Aim: Print exactly the lines below between the line containing "Write a LaTeX" and the line containing "(stop.center) circle (7pt);", counting both of those lines. Leave pictures out.

Raw records:
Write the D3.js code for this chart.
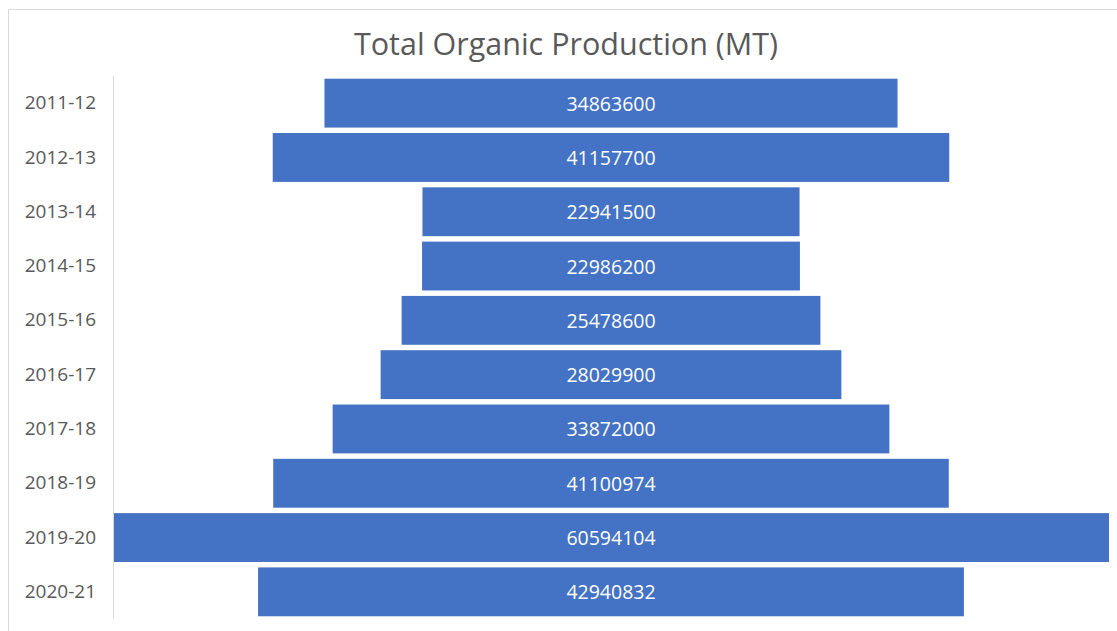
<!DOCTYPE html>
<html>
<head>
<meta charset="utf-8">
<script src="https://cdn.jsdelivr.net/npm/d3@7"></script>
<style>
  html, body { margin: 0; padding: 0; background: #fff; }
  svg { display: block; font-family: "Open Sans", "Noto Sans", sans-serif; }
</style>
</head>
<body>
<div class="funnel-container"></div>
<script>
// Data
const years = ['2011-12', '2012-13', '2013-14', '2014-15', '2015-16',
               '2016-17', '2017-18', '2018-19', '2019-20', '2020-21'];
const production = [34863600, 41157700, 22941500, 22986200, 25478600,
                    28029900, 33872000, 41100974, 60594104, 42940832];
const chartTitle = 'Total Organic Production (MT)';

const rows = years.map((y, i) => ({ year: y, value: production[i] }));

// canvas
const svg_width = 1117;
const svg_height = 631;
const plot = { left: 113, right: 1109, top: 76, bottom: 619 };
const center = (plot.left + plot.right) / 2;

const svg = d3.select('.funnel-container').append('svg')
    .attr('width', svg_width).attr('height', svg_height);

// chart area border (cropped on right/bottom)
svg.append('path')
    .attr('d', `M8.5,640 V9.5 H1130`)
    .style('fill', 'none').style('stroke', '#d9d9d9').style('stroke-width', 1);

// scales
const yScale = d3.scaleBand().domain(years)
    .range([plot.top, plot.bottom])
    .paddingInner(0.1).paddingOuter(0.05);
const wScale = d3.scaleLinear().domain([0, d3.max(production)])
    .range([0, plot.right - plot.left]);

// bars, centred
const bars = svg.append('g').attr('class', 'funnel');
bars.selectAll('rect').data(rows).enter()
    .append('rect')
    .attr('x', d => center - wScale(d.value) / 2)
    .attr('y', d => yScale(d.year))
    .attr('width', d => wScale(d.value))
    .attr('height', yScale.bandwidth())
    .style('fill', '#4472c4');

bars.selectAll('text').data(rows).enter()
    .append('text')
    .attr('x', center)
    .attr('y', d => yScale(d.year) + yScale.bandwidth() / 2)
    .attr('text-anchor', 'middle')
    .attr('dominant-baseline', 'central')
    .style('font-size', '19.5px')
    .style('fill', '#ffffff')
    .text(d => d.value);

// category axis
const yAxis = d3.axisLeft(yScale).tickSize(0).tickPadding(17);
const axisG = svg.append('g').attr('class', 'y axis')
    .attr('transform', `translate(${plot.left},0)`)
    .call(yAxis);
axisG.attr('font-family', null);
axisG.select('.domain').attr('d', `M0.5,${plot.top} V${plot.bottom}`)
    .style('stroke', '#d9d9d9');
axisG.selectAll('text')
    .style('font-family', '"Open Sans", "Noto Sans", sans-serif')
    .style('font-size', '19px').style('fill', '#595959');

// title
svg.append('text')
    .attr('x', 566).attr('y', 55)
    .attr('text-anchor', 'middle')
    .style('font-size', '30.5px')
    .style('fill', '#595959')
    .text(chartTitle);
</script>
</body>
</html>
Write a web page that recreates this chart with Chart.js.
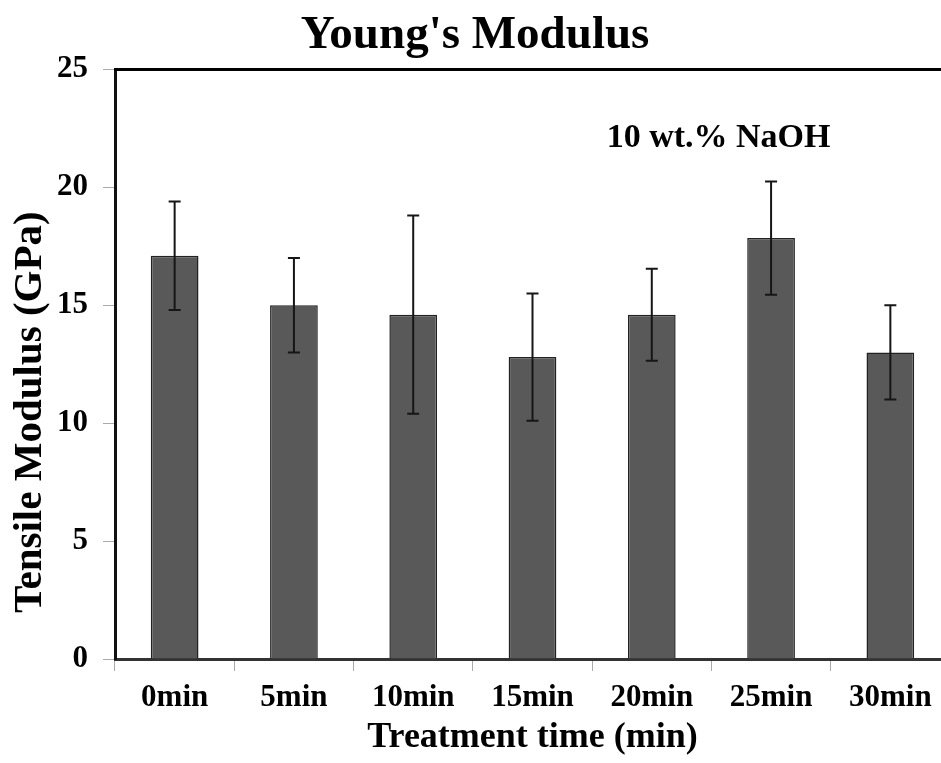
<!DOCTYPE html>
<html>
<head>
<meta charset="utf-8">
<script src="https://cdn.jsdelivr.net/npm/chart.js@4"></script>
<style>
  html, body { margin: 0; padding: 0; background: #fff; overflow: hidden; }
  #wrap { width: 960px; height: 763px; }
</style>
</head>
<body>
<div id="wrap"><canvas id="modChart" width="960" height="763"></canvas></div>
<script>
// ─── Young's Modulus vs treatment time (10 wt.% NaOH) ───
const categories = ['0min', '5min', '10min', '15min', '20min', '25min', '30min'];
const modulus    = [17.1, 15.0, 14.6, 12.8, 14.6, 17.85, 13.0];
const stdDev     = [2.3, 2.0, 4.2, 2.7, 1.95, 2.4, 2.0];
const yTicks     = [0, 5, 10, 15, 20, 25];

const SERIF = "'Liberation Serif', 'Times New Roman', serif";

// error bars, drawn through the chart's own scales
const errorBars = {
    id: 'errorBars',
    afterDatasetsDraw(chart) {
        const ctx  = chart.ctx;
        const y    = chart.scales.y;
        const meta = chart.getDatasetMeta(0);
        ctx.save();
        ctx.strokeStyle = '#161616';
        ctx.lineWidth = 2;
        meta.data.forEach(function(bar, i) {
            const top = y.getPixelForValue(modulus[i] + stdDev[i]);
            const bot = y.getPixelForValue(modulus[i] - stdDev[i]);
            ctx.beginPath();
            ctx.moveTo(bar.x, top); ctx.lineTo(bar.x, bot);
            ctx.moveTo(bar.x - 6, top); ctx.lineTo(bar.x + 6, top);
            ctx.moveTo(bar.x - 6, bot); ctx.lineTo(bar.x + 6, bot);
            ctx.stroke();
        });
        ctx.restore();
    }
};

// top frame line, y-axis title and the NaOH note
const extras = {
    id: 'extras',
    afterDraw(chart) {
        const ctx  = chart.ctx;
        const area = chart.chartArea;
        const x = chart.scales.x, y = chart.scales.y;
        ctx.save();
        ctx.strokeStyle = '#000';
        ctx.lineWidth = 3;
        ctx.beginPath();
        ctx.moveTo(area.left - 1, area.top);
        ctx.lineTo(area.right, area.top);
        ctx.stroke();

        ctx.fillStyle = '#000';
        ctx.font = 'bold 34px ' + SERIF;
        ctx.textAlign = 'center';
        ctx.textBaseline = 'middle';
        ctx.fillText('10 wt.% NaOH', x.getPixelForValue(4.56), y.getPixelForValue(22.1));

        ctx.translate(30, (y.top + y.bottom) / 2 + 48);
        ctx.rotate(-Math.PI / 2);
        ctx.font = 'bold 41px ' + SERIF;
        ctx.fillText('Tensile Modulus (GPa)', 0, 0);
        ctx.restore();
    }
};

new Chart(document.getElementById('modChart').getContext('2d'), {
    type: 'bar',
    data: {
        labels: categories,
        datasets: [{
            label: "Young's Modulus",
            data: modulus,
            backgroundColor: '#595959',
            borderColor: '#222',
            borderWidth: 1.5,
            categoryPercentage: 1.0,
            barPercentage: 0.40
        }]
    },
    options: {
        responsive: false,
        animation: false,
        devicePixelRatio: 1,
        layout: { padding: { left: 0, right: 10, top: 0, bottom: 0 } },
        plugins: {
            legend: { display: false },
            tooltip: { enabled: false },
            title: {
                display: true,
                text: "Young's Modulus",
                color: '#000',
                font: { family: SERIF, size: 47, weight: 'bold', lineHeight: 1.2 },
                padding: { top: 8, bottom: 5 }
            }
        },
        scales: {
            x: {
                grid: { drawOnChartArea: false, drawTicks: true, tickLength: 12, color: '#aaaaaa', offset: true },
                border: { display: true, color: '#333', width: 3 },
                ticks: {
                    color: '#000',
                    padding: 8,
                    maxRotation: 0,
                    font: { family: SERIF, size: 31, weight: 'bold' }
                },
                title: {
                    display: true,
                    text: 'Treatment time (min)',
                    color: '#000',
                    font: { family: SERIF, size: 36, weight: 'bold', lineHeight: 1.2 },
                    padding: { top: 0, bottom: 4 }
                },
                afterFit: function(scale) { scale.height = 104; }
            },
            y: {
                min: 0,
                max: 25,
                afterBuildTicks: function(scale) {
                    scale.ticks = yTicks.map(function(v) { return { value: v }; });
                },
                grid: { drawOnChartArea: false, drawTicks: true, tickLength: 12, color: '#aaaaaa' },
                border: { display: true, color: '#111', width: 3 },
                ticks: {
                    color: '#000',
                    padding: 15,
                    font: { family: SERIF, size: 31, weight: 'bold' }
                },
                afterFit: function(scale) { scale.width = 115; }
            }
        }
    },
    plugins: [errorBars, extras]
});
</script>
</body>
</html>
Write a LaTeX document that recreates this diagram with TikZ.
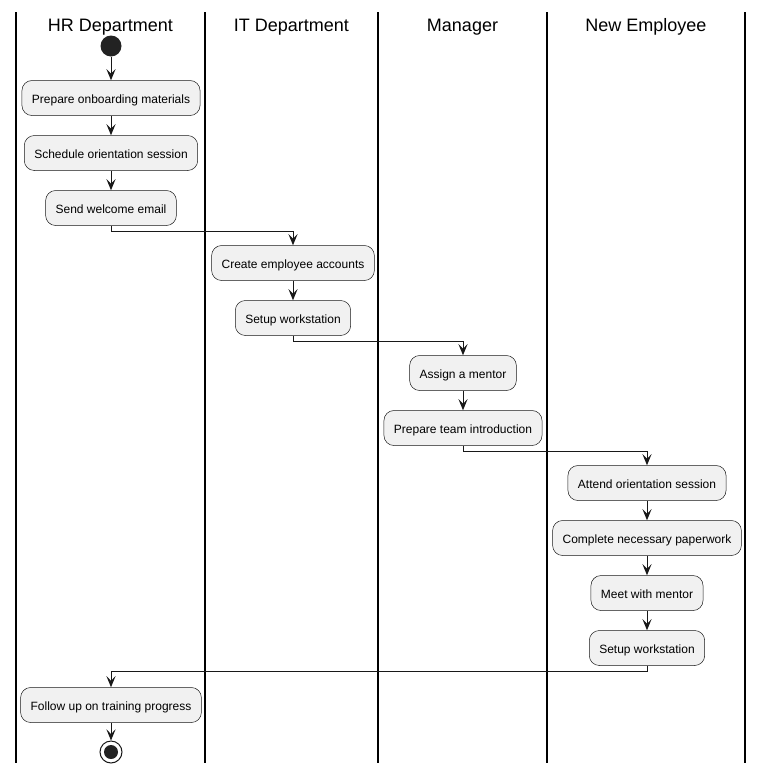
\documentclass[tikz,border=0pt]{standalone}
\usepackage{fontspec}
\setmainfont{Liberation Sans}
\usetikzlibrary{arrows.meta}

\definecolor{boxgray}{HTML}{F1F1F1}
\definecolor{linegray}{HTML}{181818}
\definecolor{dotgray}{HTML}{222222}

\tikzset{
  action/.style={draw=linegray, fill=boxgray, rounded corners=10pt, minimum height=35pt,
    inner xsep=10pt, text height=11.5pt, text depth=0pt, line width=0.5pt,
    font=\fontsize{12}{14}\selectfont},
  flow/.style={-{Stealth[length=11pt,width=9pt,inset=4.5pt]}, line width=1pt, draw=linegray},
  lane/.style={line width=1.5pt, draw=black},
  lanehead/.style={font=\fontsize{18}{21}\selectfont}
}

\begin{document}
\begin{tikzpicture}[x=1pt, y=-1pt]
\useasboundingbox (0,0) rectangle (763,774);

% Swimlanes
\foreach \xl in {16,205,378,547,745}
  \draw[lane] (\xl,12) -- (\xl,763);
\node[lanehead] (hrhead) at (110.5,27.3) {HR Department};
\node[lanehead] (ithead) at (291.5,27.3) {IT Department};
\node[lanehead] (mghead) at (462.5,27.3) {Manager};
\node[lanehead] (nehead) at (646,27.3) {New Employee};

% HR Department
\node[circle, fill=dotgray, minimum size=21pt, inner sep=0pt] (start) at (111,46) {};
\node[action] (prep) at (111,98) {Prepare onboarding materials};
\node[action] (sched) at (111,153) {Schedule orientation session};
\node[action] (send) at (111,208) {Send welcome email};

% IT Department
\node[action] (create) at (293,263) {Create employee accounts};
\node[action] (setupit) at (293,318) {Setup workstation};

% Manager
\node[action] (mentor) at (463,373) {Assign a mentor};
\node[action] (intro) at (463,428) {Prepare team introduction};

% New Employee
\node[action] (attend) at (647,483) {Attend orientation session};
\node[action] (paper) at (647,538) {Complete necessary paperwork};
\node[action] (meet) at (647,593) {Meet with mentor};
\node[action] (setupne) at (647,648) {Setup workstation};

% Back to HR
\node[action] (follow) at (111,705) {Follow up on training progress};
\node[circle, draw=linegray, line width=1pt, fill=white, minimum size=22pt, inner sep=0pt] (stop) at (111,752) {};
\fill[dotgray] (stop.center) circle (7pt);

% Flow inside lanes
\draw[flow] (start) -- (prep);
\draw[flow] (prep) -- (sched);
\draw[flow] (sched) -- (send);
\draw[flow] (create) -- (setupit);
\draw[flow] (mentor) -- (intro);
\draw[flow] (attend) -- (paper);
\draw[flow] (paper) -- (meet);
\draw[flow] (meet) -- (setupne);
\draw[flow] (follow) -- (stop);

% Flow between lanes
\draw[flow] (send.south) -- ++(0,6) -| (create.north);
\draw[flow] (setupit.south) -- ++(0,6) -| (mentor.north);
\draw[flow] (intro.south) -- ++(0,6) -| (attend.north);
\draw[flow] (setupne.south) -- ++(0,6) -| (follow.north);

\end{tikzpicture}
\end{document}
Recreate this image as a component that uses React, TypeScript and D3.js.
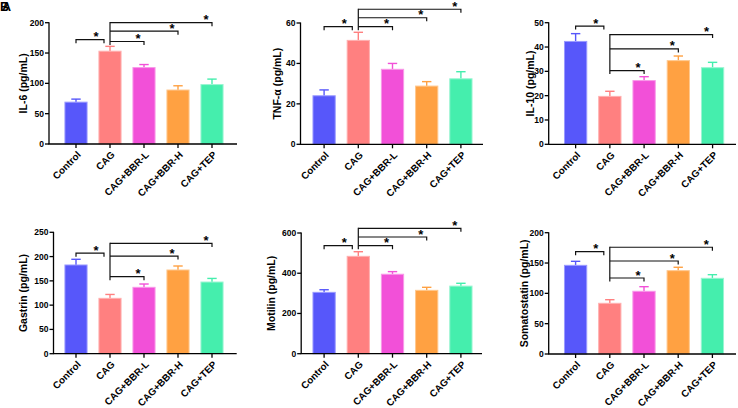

Response:
Write a LaTeX document that recreates this diagram with TikZ.
\documentclass[tikz,border=0pt]{standalone}
\usepackage{fontspec}
\setmainfont{Liberation Sans}
\usetikzlibrary{arrows.meta}

\definecolor{boxgray}{HTML}{F1F1F1}
\definecolor{linegray}{HTML}{181818}
\definecolor{dotgray}{HTML}{222222}

\tikzset{
  action/.style={draw=linegray, fill=boxgray, rounded corners=10pt, minimum height=35pt,
    inner xsep=10pt, text height=11.5pt, text depth=0pt, line width=0.5pt,
    font=\fontsize{12}{14}\selectfont},
  flow/.style={-{Stealth[length=11pt,width=9pt,inset=4.5pt]}, line width=1pt, draw=linegray},
  lane/.style={line width=1.5pt, draw=black},
  lanehead/.style={font=\fontsize{18}{21}\selectfont}
}

\begin{document}
\begin{tikzpicture}[x=1pt, y=-1pt]
\useasboundingbox (0,0) rectangle (763,774);

% Swimlanes
\foreach \xl in {16,205,378,547,745}
  \draw[lane] (\xl,12) -- (\xl,763);
\node[lanehead] (hrhead) at (110.5,27.3) {HR Department};
\node[lanehead] (ithead) at (291.5,27.3) {IT Department};
\node[lanehead] (mghead) at (462.5,27.3) {Manager};
\node[lanehead] (nehead) at (646,27.3) {New Employee};

% HR Department
\node[circle, fill=dotgray, minimum size=21pt, inner sep=0pt] (start) at (111,46) {};
\node[action] (prep) at (111,98) {Prepare onboarding materials};
\node[action] (sched) at (111,153) {Schedule orientation session};
\node[action] (send) at (111,208) {Send welcome email};

% IT Department
\node[action] (create) at (293,263) {Create employee accounts};
\node[action] (setupit) at (293,318) {Setup workstation};

% Manager
\node[action] (mentor) at (463,373) {Assign a mentor};
\node[action] (intro) at (463,428) {Prepare team introduction};

% New Employee
\node[action] (attend) at (647,483) {Attend orientation session};
\node[action] (paper) at (647,538) {Complete necessary paperwork};
\node[action] (meet) at (647,593) {Meet with mentor};
\node[action] (setupne) at (647,648) {Setup workstation};

% Back to HR
\node[action] (follow) at (111,705) {Follow up on training progress};
\node[circle, draw=linegray, line width=1pt, fill=white, minimum size=22pt, inner sep=0pt] (stop) at (111,752) {};
\fill[dotgray] (stop.center) circle (7pt);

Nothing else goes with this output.